Other than elections, no battles are more bitterly fought in American politics than the redistricting fights that occur after each decennial U.S. Census. Many officials are willing to resort to any trick in the book to gain an advantage for their party. Jason P. Kelly, a postdoctoral research associate at the Woodrow Wilson School of Public and International Affairs at Princeton, has uncovered a new gimmick: prisoner swaps.
In most states, prisoners are barred from voting. But the Census still counts them (almost always at their prison location, not their last home address), and they are included in the head counts of electoral districts. A shrewd gerrymanderer would put prisons in electorally safe districts, freeing up some of his party’s supporters in those districts to be drawn into competitive areas where their votes could help tip the balance.
That’s exactly what officials do, Kelly found. He studied the movement of prison populations among state senate districts in 46 states following the 2000 Census. (The impact of prison populations on House of Representatives districts is minimal because the districts are too large to be affected by a few hundred votes, Kelly says.) In states where the redistricting authority shifted to Republicans after 2000, the average number of prisoners in safe Republican districts swelled by about 300. Where Democrats took power, they added about 400 prisoners per safe Democratic district. A party that gains control of the redistricting process in a state shifts a total of about 5,000 prisoners, on average.

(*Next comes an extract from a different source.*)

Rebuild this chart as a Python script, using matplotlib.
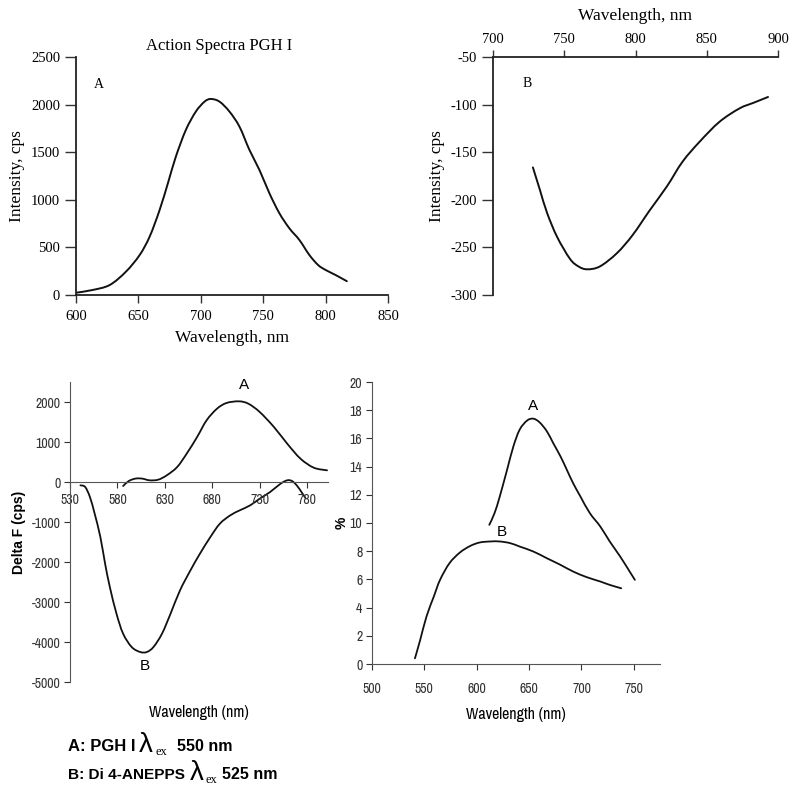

In some states, such as Texas and Florida, the prison strategy is pursued particularly aggressively.
Maryland now requires prisoners to be counted at their last home address rather than their prison location, and New York and Delaware have similar legislation in the works. But Kelly believes that prisoners may not be the only “phantom constituents” manipulated by gerrymandering officials: Children and non-citizens also get counted but lack the right to vote.
THE SOURCE: “The Strategic Use of Prisons in Partisan Gerrymandering” by Jason P. Kelly, Legislative Studies Quarterly, Feb. 2012.